Gym was inspired whilst in the Maldives. As a university-trained scientist, an education that was mostly wasted after Gym discovered the ecosystem of the business world, it was decided that it was time that he gave something back.  He would undertake a meticulous and rigorous study of a worrisome aspect of the environment vis-a-vis the Maldives.There was a very valid concern and answers were needed! And so, after breakfast each morning, Gym got to work. He staked out a nice sandy spot from which he could make observations. Was the sea level rising, as the ice caps melted? Were these sandy islands disappearing? Data was gathered each day. The very controlled, scientific scrutiny was made by peering out upon the shoreline from a chaise lounge and then triangulating distances from the space between Gym's toes and the delta between the waterlines at high and low tides. Focus was on that point where the sand met that beautiful turquoise blue of water over the reef. Gym sweated during these long hours of crucial, high-priority work. Thankfully, he did not have to interrupt his travails to get a cool drink because the first-rate Four Seasons staff were always close by so that Gym could continue his important work. Just so you know, the findings of Gym's epic study revealed no sea level rise while our intrepid couple was in the Maldives.
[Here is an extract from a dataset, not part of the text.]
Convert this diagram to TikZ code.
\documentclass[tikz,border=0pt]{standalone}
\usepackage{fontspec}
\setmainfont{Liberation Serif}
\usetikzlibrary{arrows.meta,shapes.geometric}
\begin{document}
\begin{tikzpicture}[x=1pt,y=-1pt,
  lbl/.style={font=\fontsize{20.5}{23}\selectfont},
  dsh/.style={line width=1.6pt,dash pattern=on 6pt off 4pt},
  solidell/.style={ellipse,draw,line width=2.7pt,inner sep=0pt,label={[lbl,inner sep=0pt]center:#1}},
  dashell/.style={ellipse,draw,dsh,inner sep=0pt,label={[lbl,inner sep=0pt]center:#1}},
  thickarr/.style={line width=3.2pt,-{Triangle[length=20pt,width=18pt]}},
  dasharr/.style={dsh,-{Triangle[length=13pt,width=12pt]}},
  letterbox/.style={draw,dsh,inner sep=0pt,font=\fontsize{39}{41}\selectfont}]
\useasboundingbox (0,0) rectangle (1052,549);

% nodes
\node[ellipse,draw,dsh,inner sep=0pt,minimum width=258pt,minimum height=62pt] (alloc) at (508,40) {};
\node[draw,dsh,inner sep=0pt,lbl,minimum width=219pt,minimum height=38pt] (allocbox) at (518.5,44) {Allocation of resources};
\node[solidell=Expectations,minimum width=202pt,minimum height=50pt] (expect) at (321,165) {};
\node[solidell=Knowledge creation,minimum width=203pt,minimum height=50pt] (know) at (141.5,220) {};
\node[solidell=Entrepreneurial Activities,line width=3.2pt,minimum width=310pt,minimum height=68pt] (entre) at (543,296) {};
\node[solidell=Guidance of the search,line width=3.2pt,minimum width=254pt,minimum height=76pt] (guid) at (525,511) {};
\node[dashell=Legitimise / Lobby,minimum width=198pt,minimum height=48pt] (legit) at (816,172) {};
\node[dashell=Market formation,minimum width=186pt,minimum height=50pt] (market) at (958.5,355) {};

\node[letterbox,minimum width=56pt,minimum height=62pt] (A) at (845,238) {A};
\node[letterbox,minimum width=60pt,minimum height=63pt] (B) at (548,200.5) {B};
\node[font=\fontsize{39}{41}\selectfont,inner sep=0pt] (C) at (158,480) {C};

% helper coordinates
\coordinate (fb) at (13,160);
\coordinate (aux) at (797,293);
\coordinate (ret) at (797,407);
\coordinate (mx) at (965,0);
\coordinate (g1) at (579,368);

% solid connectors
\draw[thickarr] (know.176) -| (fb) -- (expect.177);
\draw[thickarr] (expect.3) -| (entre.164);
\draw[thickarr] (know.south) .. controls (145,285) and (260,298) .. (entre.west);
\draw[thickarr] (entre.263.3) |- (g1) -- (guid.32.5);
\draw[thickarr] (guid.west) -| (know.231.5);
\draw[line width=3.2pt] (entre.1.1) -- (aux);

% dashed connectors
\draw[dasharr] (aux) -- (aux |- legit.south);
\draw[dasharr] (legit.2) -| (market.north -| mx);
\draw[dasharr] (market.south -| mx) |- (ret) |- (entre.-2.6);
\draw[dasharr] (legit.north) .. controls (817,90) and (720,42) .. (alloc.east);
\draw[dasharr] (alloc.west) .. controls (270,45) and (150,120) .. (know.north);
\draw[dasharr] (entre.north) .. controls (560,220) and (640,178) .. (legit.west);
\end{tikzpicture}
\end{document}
This is where Gym conducted his experiment


Not enough can be said about the service at Four Seasons Kuda Huraa. Our veteran travelers were catered to on a very high level by a truly outstanding resort staff. Everything on Kuda Huraa is ably overseen by a cohort of truly great hotel management professionals. And the multi-national staff with many proud members made this week-long beach escape truly memorable. Gym and his lovely sidekick very much appreciated the unique Kuda Huraa family that scooped out generous portions of hospitality so that one need not feel isolated on such a small lens of land in the middle of the ocean.
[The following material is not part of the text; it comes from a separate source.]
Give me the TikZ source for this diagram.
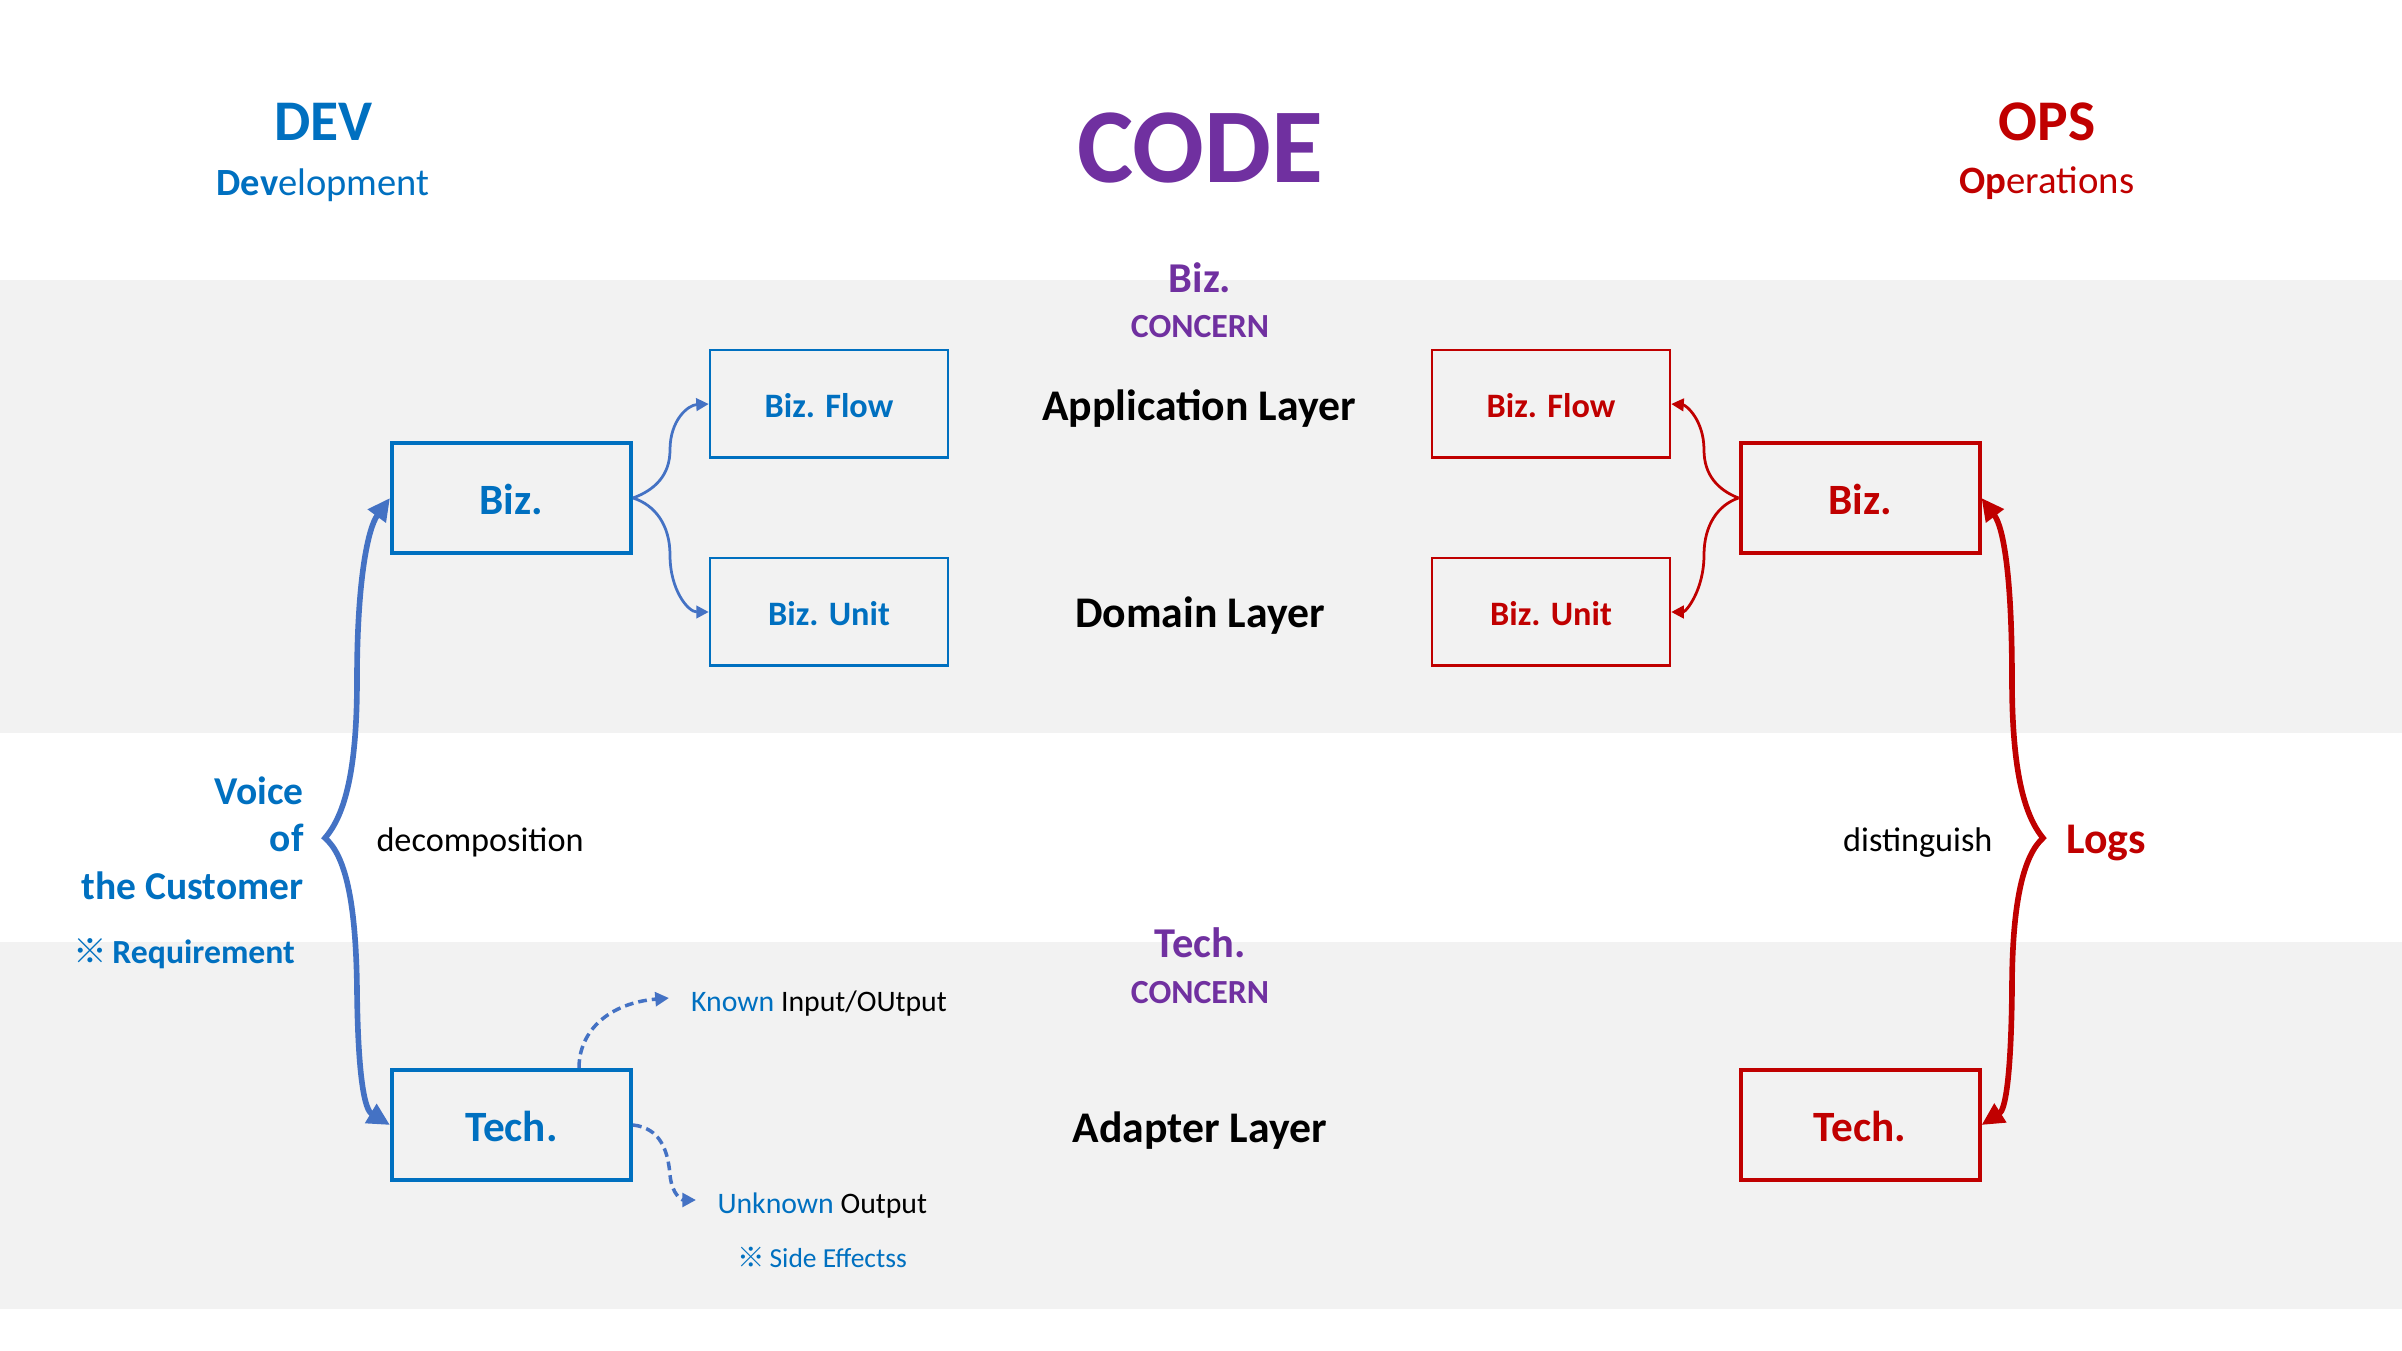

At night, this is where fresh meats and the daily catch was smoked
to perfection

The neatly trimmed gardens on the sandy center of Kuda Huraa
Mrs. Gym at the Italian themed outdoor restaurant facing west

a very colorful carpaccio appetizer

The Four Seasons has exclusive use of Kuda Huraa and it appears this is a common resort model in the Maldives. I believe Four Seasons may have been the first to build such a resort but today when you look at Tripadvisor there are dozens of resorts all around the Maldives where guests can enjoy the very favorable tropical climate of the country on isolated islands, without really experiencing the culture of the country. Maybe on a future trip Gym can tour Male and experience the uniqueness of this sovereign state.

a beautiful sunset from the southwest tip of the island


If the trip from China to the Maldives was notable, the odyssey of returning home from this vacation also needs to be examined. In the man vs. travel chronicles, that return trip was monumental. Suffice it to say, our travelers gained unwanted knowledge of how substandard China Eastern Airlines is compared to other airlines, how large Terminals 1 and 2 of the Shanghai International Airport are,  how many security breaches you cross in a single day, and finally, how nice it would have been to have spoken mandarin on this trip. Somehow the tired and cranky Canadian adventurers did finally make the Air Canada connection and made their way east, over the vast Pacific Ocean to their beloved homeland.

It is interesting to note that as the author finishes this posting, the Covid-19 virus is raging across China and there are confirmed cases of the illness in dozens of other countries. The timing of the trip was perfect in that it predated any news of the epidemic by a couple of months. Our travelers were lucky that they were able to witness a seemingly healthy, buoyant and open China when they were there. At this point in early 2020 a trip such as this would not be possible under the circumstances. Gym hopes that China will get back to normal soon.

Next month, our travelers take off again, on a mission of discovery. Their goal will be to see if there is truth in the rumor that there are leprechauns in Savannah, Georgia.